It might have come against the team with the worst record in baseball, but Sunday’s win was big for the White Sox.
The 5-3 victory completed a sweep of the visiting Miami Marlins, the first sweep of the season for the Sox, and it brought the South Siders’ record back to .500 for the first time since the 2013 campaign’s eight-game mark in early April.
“It’s huge,” designated hitter Adam Dunn said. “You’ve got to beat teams that on paper you’re supposed to beat. That team played hard. I don’t think that they’re anything like what their record indicates.”
That’s Dunn’s opinion, but he’s right in that the Marlins didn’t exactly play punching bag in the three-game set. The Sox won the first two games by just one run on a pair of walk-off hits, and Sunday’s two-run margin of victory was anything but a blowout. Still, the Sox are happy that their current hot stretch -- they have won nine of their last 12 -- has put them back at the break-even point.
“Yeah, at the same time, after our tough start, we feel pretty good about it right now,” said starting pitcher Dylan Axelrod, who earned his third win of the season. “It’s kind of that point in the year where you turn it on a little bit, and being .500 we feel like now the only way is up. Good things are happening.”
The Sox used a pair of two-run hits to build an early lead against Miami starter Alex Sanabia in a game that featured back-and-forth scoring action in the opening innings. Dunn got things started in the bottom of the first with a two-run homer to left field, his 12th of the season. That lead was quickly erased, though, by Miami in the second, when two RBI singles tied the game. Alejandro De Aza answered for the Sox with a two-run double in the bottom of the inning before an RBI groundout for the Marlins made it a 4-3 game.
That’s where it stood for most of the afternoon, but Alex Rios singled home De Aza for an insurance run in the bottom of the eighth.
Axelrod, who evened his record to 3-3 with the win, went 5 1/3 innings and allowed just three runs on six hits and two walks. After going winless in his first seven starts of the year, the right-hander has picked up a win in each of his last three outings. Sunday marked the eighth time this season in which Axelrod has allowed three or fewer earned runs.
The starting pitcher wasn’t too pleased with his outing, which matched his second shortest start of the season, but he was happy with the result.
“I didn’t have my good stuff,” Axelrod said. “I was erratic in those middle innings. Self-inflicted third inning when I gave up that run with the walks. But you know we pulled it out so I can’t be mad about it. Just get ready for the next one now.”
It could have been a much different game if not for a pair of Miami runners cut down at the plate by Sox outfielders.
In the second, Dayan Viciedo made a terrific throw that reached Sox catcher Hector Gimenez in plenty of time to tag out Chris Coghlan.
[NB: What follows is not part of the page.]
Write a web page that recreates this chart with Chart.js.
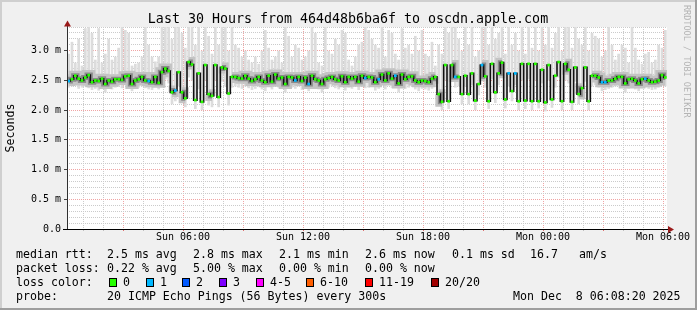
<!DOCTYPE html>
<html lang="en">
<head>
<meta charset="UTF-8">
<title>Last 30 Hours from 464d48b6ba6f to oscdn.apple.com</title>
<script src="https://cdn.jsdelivr.net/npm/chart.js"></script>
<style>
  body { margin: 0; background: #f0f0f0; }
  canvas { display: block; }
</style>
</head>
<body>
<canvas id="chart" width="697" height="310"></canvas>
<script>
// 10 minute bins, hours counted from Sun 00:00
var startHour = 0.2;
var stepHours = 1 / 6;

// median rtt in ms, one value per bin
var median = [
  2.49, 2.52, 2.58, 2.53, 2.50, 2.55, 2.59, 2.47, 2.50, 2.49,
  2.53, 2.44, 2.50, 2.48, 2.52, 2.52, 2.51, 2.57, 2.58, 2.44,
  2.50, 2.52, 2.56, 2.50, 2.49, 2.47, 2.56, 2.46, 2.64, 2.70,
  2.66, 2.30, 2.33, 2.64, 2.30, 2.20, 2.81, 2.77, 2.17, 2.62,
  2.14, 2.76, 2.27, 2.24, 2.76, 2.22, 2.72, 2.70, 2.28, 2.56,
  2.56, 2.54, 2.53, 2.58, 2.53, 2.49, 2.52, 2.56, 2.50, 2.47,
  2.58, 2.48, 2.60, 2.53, 2.55, 2.44, 2.56, 2.55, 2.50, 2.56,
  2.49, 2.55, 2.44, 2.58, 2.52, 2.50, 2.44, 2.52, 2.54, 2.56,
  2.52, 2.50, 2.57, 2.47, 2.56, 2.53, 2.56, 2.48, 2.58, 2.54,
  2.56, 2.55, 2.47, 2.52, 2.60, 2.50, 2.62, 2.53, 2.58, 2.45,
  2.60, 2.52, 2.56, 2.57, 2.50, 2.47, 2.50, 2.49, 2.47, 2.53,
  2.56, 2.27, 2.14, 2.76, 2.15, 2.76, 2.56, 2.56, 2.27, 2.58,
  2.27, 2.62, 2.16, 2.44, 2.76, 2.57, 2.15, 2.78, 2.30, 2.62,
  2.80, 2.18, 2.62, 2.32, 2.62, 2.15, 2.78, 2.16, 2.78, 2.15,
  2.78, 2.15, 2.68, 2.13, 2.76, 2.18, 2.58, 2.81, 2.15, 2.78,
  2.68, 2.14, 2.72, 2.27, 2.37, 2.72, 2.15, 2.58, 2.58, 2.55,
  2.47, 2.47, 2.50, 2.50, 2.53, 2.56, 2.56, 2.45, 2.52, 2.53,
  2.50, 2.45, 2.52, 2.53, 2.50, 2.47, 2.48, 2.50, 2.59, 2.55
];

// slowest ping of each bin (top of the smoke)
var smokeMax = [
  2.95, 3.15, 2.80, 3.20, 2.75, 3.38, 3.40, 3.30, 2.85, 3.38,
  2.80, 2.95, 3.20, 2.85, 2.90, 3.05, 3.40, 3.35, 3.30, 2.75,
  2.78, 2.80, 2.90, 3.40, 3.10, 2.90, 2.82, 2.90, 3.40, 3.40,
  3.40, 3.20, 3.40, 3.40, 3.30, 3.05, 3.40, 3.40, 3.10, 3.40,
  3.00, 3.40, 3.25, 2.95, 3.40, 3.10, 3.40, 3.40, 3.00, 3.40,
  3.10, 3.05, 2.90, 3.00, 2.85, 2.80, 2.90, 2.78, 3.00, 3.35,
  3.05, 2.85, 2.90, 3.00, 2.80, 3.40, 3.25, 2.90, 3.10, 3.05,
  2.85, 2.90, 3.00, 3.40, 3.30, 2.80, 2.75, 3.40, 3.00, 2.95,
  3.20, 3.10, 3.35, 3.30, 2.85, 2.75, 2.90, 3.10, 3.15, 3.40,
  3.35, 3.20, 3.10, 3.05, 3.40, 2.90, 3.35, 3.30, 2.95, 2.85,
  3.38, 3.05, 3.10, 2.95, 3.25, 3.00, 3.35, 2.95, 2.90, 3.15,
  2.75, 3.10, 2.95, 3.40, 3.30, 3.40, 3.40, 3.20, 3.00, 3.40,
  3.10, 3.40, 2.90, 3.00, 3.40, 3.40, 3.10, 3.40, 3.20, 3.30,
  3.40, 2.95, 3.40, 3.10, 3.30, 3.00, 3.40, 2.95, 3.40, 3.05,
  3.40, 3.00, 3.40, 3.10, 3.40, 3.05, 3.30, 3.40, 3.00, 3.40,
  3.40, 3.05, 3.40, 3.20, 3.10, 3.40, 3.00, 3.30, 3.25, 3.20,
  2.90, 3.00, 3.40, 3.10, 2.85, 2.95, 3.10, 3.05, 2.80, 3.40,
  3.05, 2.85, 2.78, 2.95, 2.98, 2.80, 2.85, 3.10, 3.05, 3.35
];

// fastest ping of each bin (bottom of the smoke)
var smokeMin = [
  2.38, 2.40, 2.42, 2.36, 2.38, 2.40, 2.37, 2.34, 2.36, 2.33,
  2.38, 2.30, 2.36, 2.35, 2.38, 2.40, 2.37, 2.42, 2.40, 2.32,
  2.36, 2.38, 2.40, 2.37, 2.35, 2.34, 2.40, 2.35, 2.48, 2.52,
  2.45, 2.10, 2.15, 2.40, 2.12, 2.05, 2.55, 2.50, 2.02, 2.35,
  2.00, 2.50, 2.08, 2.05, 2.50, 2.05, 2.48, 2.40, 2.08, 2.38,
  2.40, 2.38, 2.36, 2.40, 2.37, 2.34, 2.36, 2.40, 2.35, 2.32,
  2.40, 2.35, 2.42, 2.38, 2.38, 2.30, 2.36, 2.38, 2.36, 2.40,
  2.34, 2.38, 2.32, 2.40, 2.37, 2.35, 2.30, 2.36, 2.38, 2.40,
  2.37, 2.35, 2.40, 2.33, 2.38, 2.36, 2.40, 2.34, 2.40, 2.37,
  2.38, 2.40, 2.33, 2.36, 2.42, 2.35, 2.44, 2.37, 2.40, 2.30,
  2.42, 2.36, 2.38, 2.40, 2.35, 2.32, 2.36, 2.35, 2.33, 2.36,
  2.40, 2.10, 2.00, 2.50, 2.02, 2.50, 2.38, 2.40, 2.10, 2.40,
  2.10, 2.42, 2.00, 2.25, 2.50, 2.38, 2.02, 2.52, 2.12, 2.42,
  2.55, 2.03, 2.40, 2.15, 2.42, 2.00, 2.50, 2.02, 2.52, 2.00,
  2.50, 2.03, 2.45, 1.98, 2.50, 2.04, 2.38, 2.55, 2.00, 2.50,
  2.45, 2.00, 2.48, 2.10, 2.18, 2.48, 2.00, 2.40, 2.42, 2.38,
  2.32, 2.34, 2.36, 2.38, 2.40, 2.42, 2.38, 2.30, 2.36, 2.38,
  2.35, 2.32, 2.37, 2.38, 2.36, 2.34, 2.35, 2.38, 2.42, 2.40
];

// bins where 1 of 20 pings was lost
var lossOneIdx = [0, 24, 32, 68, 72, 89, 93, 98, 116, 124, 132, 134, 160, 161, 173];

var xTickHours = [6, 12, 18, 24, 30];
var xTickLabels = ['Sun 06:00', 'Sun 12:00', 'Sun 18:00', 'Mon 00:00', 'Mon 06:00'];

var lossLabels = ['0', '1', '2', '3', '4-5', '6-10', '11-19', '20/20'];
var lossColors = ['#26ff00', '#00b8ff', '#0059ff', '#7e00ff', '#ff00ff', '#ff5e00', '#ff0000', '#a10000'];
var lossBoxX = [109, 146, 182, 219, 256, 306, 365, 431];

var MONO = "'DejaVu Sans Mono', monospace";
var majorGrid = '#f0a4a4';
var minorGrid = '#cbcbcb';

function binHour(i) {
  return startHour + (i + 0.5) * stepHours;
}

// the dense smoke around the median only shows where the median is calm
function calm(color) {
  return function (ctx) {
    return Math.abs(ctx.p1.parsed.y - ctx.p0.parsed.y) > 0.2 ? 'rgba(0,0,0,0)' : color;
  };
}

var medianPts = median.map(function (v, i) { return { x: binHour(i), y: v }; });
var smokePts = smokeMax.map(function (v, i) { return { x: binHour(i), y: [smokeMin[i], v] }; });

var rrdLook = {
  id: 'rrdLook',
  beforeDraw: function (chart) {
    var c = chart.ctx, a = chart.chartArea;
    c.save();
    c.fillStyle = '#f0f0f0';
    c.fillRect(0, 0, 697, 310);
    c.fillStyle = '#cfcfcf';
    c.fillRect(0, 0, 697, 2);
    c.fillRect(0, 0, 2, 310);
    c.fillStyle = '#9e9e9e';
    c.fillRect(0, 308, 697, 2);
    c.fillRect(695, 0, 2, 310);
    c.fillStyle = '#ffffff';
    c.fillRect(a.left, a.top, a.right - a.left, a.bottom - a.top);
    c.restore();
  },
  afterDraw: function (chart) {
    var c = chart.ctx, a = chart.chartArea;
    c.save();
    // axes with arrows
    c.strokeStyle = '#303030';
    c.lineWidth = 1;
    c.beginPath();
    c.moveTo(a.left + 0.5, a.bottom);
    c.lineTo(a.left + 0.5, 24);
    c.stroke();
    c.strokeStyle = '#000';
    c.beginPath();
    c.moveTo(63, a.bottom + 0.5);
    c.lineTo(669, a.bottom + 0.5);
    c.stroke();
    c.fillStyle = '#9a1a1a';
    c.beginPath();
    c.moveTo(64, 26.5); c.lineTo(71, 26.5); c.lineTo(67.5, 20.5); c.closePath();
    c.fill();
    c.beginPath();
    c.moveTo(668, 226); c.lineTo(668, 233); c.lineTo(674, 229.5); c.closePath();
    c.fill();

    // title
    c.fillStyle = '#000';
    c.font = '13.3px ' + MONO;
    c.textAlign = 'center';
    c.textBaseline = 'alphabetic';
    c.fillText('Last 30 Hours from 464d48b6ba6f to oscdn.apple.com', 348, 23);

    // legend rows
    c.font = '11.6px ' + MONO;
    c.textAlign = 'left';
    var rows = [
      [258, [[16, 'median rtt:'], [107, '2.5 ms avg'], [193, '2.8 ms max'], [279, '2.1 ms min'],
             [365, '2.6 ms now'], [452, '0.1 ms sd'], [530, '16.7'], [579, 'am/s']]],
      [272, [[16, 'packet loss:'], [107, '0.22 % avg'], [193, '5.00 % max'], [279, '0.00 % min'],
             [365, '0.00 % now']]],
      [286, [[16, 'loss color:']]],
      [300, [[16, 'probe:'], [107, '20 ICMP Echo Pings (56 Bytes) every 300s'], [513, 'Mon Dec  8 06:08:20 2025']]]
    ];
    rows.forEach(function (r) {
      r[1].forEach(function (t) { c.fillText(t[1], t[0], r[0]); });
    });
    lossLabels.forEach(function (lab, k) {
      var bx = lossBoxX[k];
      c.fillStyle = lossColors[k];
      c.fillRect(bx, 278, 7, 8);
      c.strokeStyle = '#000';
      c.strokeRect(bx + 0.5, 278.5, 7, 8);
      c.fillStyle = '#000';
      c.fillText(lab, bx + 14, 286);
    });

    // vertical watermark
    c.translate(686, 5);
    c.rotate(Math.PI / 2);
    c.font = '8.5px ' + MONO;
    c.fillStyle = '#b4b4b4';
    c.textBaseline = 'middle';
    c.fillText('RRDTOOL / TOBI OETIKER', 0, 0);
    c.restore();
  }
};

var chart = new Chart(document.getElementById('chart').getContext('2d'), {
  type: 'bar',
  data: {
    datasets: [
      {
        type: 'bar',
        data: smokePts,
        backgroundColor: '#dcdcdc',
        borderWidth: 0,
        grouped: false,
        barPercentage: 0.8,
        categoryPercentage: 1,
        order: 4
      },
      {
        type: 'line',
        data: medianPts,
        borderWidth: 10,
        stepped: 'middle',
        pointRadius: 0,
        segment: { borderColor: calm('#c4c4c4') },
        order: 3
      },
      {
        type: 'line',
        data: medianPts,
        borderWidth: 5,
        stepped: 'middle',
        pointRadius: 0,
        segment: { borderColor: calm('#8a8a8a') },
        order: 2
      },
      {
        type: 'line',
        data: medianPts,
        borderColor: '#111111',
        borderWidth: 1.6,
        stepped: 'middle',
        pointStyle: 'rect',
        pointRadius: 1.9,
        pointBorderWidth: 0,
        pointBackgroundColor: function (ctx) {
          return lossOneIdx.indexOf(ctx.dataIndex) >= 0 ? lossColors[1] : lossColors[0];
        },
        order: 1
      }
    ]
  },
  options: {
    responsive: false,
    animation: false,
    events: [],
    layout: { padding: { left: 0, right: 30, top: 27, bottom: 0 } },
    plugins: { legend: { display: false }, tooltip: { enabled: false } },
    scales: {
      x: {
        type: 'linear',
        offset: false,
        min: 0.2,
        max: 30.2,
        afterFit: function (s) { s.height = 81; },
        afterBuildTicks: function (s) {
          var t = [];
          for (var h = 1; h <= 30; h++) t.push({ value: h });
          s.ticks = t;
        },
        border: { display: false, dash: [1, 1] },
        grid: {
          offset: false,
          color: function (c) { return c.tick && c.tick.value % 3 === 0 ? majorGrid : minorGrid; },
          tickColor: function (c) { return c.tick && c.tick.value % 3 === 0 ? '#e07070' : '#c0c0c0'; },
          tickLength: 2
        },
        ticks: {
          autoSkip: false,
          maxRotation: 0,
          padding: 0,
          color: '#000',
          font: { family: MONO, size: 10 },
          callback: function (v) {
            var k = xTickHours.indexOf(v);
            return k >= 0 ? xTickLabels[k] : '';
          }
        }
      },
      y: {
        min: 0,
        max: 3.4,
        afterFit: function (s) { s.width = 67; },
        afterBuildTicks: function (s) {
          var t = [];
          for (var k = 0; k <= 34; k++) t.push({ value: k / 10 });
          s.ticks = t;
        },
        border: { display: false, dash: [1, 1] },
        grid: {
          color: function (c) { return c.tick && Math.round(c.tick.value * 10) % 5 === 0 ? majorGrid : minorGrid; },
          tickColor: function (c) { return c.tick && Math.round(c.tick.value * 10) % 5 === 0 ? '#404040' : 'rgba(0,0,0,0)'; },
          tickLength: 3
        },
        ticks: {
          autoSkip: false,
          padding: 3,
          color: '#000',
          font: { family: MONO, size: 10 },
          callback: function (v) {
            var k = Math.round(v * 10);
            if (k % 5 !== 0) return '';
            return k === 0 ? '0.0' : (k / 10).toFixed(1) + ' m';
          }
        },
        title: {
          display: true,
          text: 'Seconds',
          color: '#000',
          font: { family: MONO, size: 11.6 },
          padding: { top: 4, bottom: 0 }
        }
      }
    }
  },
  plugins: [rrdLook]
});
</script>
</body>
</html>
And in the sixth, Alex Rios made a strong throw after a bobble in right field that resulted in an out on Marcell Ozuna, though this play was much closer and more controversial than the one in the third.
Ozuna’s slide was an awkward one, and with Gimenez blocking the plate, Ozuna’s hand -- though it appeared it touched the smallest amount of home plate -- spent an awful lot of time on Gimenez’s shoe. Home plate umpire Paul Nauert called the runner out, and it preserved what was at that point a one-run Sox advantage.
“That was huge,” Axelrod said. “Our outfielders have some good arms, and that’s the difference in the game right there. If those two guys score, we are losing. Hats off to them, and Hector did a great job back there.”
Axelrod also can thank the Sox bullpen, which tossed 3 2/3 scoreless frames. Jesse Crain struck out all three batters he faced in the eighth, extending the right-hander’s scoreless outings streak to 20 games, and Addison Reed was perfect in the ninth for his 17th save of the season.
Five runs scored, three runs allowed, a strong bullpen performance and a host of defensive highlights mean the Sox played another strong game in this stretch that has featured quite a few of them. While being asked about the defense, Rios explained that you have to do it all to win.
“Every single aspect of the game is important. You have to perform on every single aspect,” Rios said. “You just can’t single out one part of the game and make it more important than others. We’re playing good defensively and offensively, so that’s what we’ve got to do.”
With the team back at .500, it seems that the Sox are pointing in the right direction. And while Ventura emphasized that this doesn’t mean they’ll start scoreboard watching division rivals Detroit and Cleveland, it does mean positive feelings in the clubhouse, which lead to more wins and could lead to more climbing in the standings.
“You have to get there first, and once you’re there you get on a decent run of feeling like you’re going to win games,” Ventura said. “You just continue to come in with the expectation that you’re going to play hard and you’re going to win a game.”
Dunn echoed the sentiment that the best is yet to come.
“It’s huge because I definitely don’t think we’ve played our best baseball,” Dunn said. “If people think that we have, I think they’re crazy. We started out playing terrible defense. Offensively we haven’t really got it going, but yet we’re right in the middle of it.”